**Goal:**
Skip all pictures, then copy the lines from the start of the data through the line with "handles.append(h)", keeping both ends.

**Given information:**
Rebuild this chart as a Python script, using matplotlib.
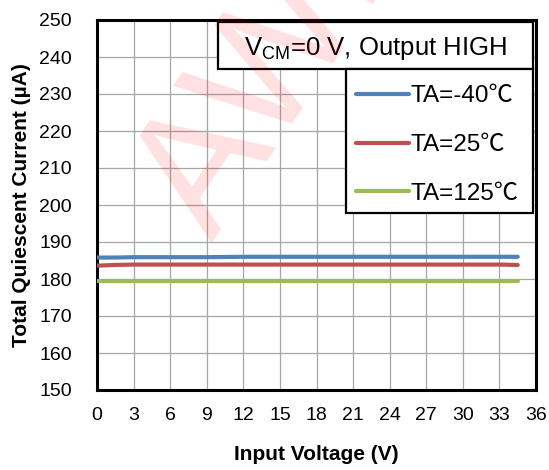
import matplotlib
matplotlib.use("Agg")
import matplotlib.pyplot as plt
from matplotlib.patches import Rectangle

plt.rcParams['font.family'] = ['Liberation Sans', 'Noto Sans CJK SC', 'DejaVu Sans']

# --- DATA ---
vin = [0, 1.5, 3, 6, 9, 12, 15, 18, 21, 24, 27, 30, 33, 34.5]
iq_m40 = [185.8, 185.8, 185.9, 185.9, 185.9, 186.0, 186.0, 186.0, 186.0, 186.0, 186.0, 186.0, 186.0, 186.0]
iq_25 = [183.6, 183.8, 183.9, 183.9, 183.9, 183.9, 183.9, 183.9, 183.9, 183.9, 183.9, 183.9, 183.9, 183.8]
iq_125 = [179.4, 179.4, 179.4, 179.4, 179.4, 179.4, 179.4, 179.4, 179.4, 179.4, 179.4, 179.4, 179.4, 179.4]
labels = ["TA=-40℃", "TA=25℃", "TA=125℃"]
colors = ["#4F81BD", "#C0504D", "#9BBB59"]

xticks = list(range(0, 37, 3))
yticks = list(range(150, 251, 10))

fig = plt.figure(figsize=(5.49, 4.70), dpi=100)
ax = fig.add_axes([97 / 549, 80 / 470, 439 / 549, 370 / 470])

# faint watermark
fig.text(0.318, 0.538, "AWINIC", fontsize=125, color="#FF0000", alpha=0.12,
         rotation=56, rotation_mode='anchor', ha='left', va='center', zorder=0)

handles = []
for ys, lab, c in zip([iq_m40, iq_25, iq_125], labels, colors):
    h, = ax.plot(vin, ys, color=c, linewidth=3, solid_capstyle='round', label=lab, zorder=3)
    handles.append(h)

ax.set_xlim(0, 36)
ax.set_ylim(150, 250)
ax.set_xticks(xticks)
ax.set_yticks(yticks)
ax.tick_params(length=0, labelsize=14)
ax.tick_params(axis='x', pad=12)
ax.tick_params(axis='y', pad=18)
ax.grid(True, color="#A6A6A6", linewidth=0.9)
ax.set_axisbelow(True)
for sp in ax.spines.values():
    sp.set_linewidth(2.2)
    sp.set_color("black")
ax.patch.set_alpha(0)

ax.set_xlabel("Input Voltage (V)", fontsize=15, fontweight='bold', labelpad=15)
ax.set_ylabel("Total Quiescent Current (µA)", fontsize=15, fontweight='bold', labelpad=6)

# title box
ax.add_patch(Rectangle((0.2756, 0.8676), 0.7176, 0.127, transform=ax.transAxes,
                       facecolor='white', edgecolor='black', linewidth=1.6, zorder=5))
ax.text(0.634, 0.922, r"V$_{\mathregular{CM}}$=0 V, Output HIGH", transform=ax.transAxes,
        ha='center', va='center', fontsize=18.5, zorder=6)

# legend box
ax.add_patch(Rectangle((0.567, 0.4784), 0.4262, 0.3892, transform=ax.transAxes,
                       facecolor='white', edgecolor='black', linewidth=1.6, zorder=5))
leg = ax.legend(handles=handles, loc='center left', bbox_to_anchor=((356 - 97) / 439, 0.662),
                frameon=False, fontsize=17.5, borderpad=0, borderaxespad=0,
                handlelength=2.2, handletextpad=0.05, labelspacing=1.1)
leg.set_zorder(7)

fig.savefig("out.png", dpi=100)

**Reply to the task:**
Rebuild this chart as a Python script, using matplotlib.
import matplotlib
matplotlib.use("Agg")
import matplotlib.pyplot as plt
from matplotlib.patches import Rectangle

plt.rcParams['font.family'] = ['Liberation Sans', 'Noto Sans CJK SC', 'DejaVu Sans']

# --- DATA ---
vin = [0, 1.5, 3, 6, 9, 12, 15, 18, 21, 24, 27, 30, 33, 34.5]
iq_m40 = [185.8, 185.8, 185.9, 185.9, 185.9, 186.0, 186.0, 186.0, 186.0, 186.0, 186.0, 186.0, 186.0, 186.0]
iq_25 = [183.6, 183.8, 183.9, 183.9, 183.9, 183.9, 183.9, 183.9, 183.9, 183.9, 183.9, 183.9, 183.9, 183.8]
iq_125 = [179.4, 179.4, 179.4, 179.4, 179.4, 179.4, 179.4, 179.4, 179.4, 179.4, 179.4, 179.4, 179.4, 179.4]
labels = ["TA=-40℃", "TA=25℃", "TA=125℃"]
colors = ["#4F81BD", "#C0504D", "#9BBB59"]

xticks = list(range(0, 37, 3))
yticks = list(range(150, 251, 10))

fig = plt.figure(figsize=(5.49, 4.70), dpi=100)
ax = fig.add_axes([97 / 549, 80 / 470, 439 / 549, 370 / 470])

# faint watermark
fig.text(0.318, 0.538, "AWINIC", fontsize=125, color="#FF0000", alpha=0.12,
         rotation=56, rotation_mode='anchor', ha='left', va='center', zorder=0)

handles = []
for ys, lab, c in zip([iq_m40, iq_25, iq_125], labels, colors):
    h, = ax.plot(vin, ys, color=c, linewidth=3, solid_capstyle='round', label=lab, zorder=3)
    handles.append(h)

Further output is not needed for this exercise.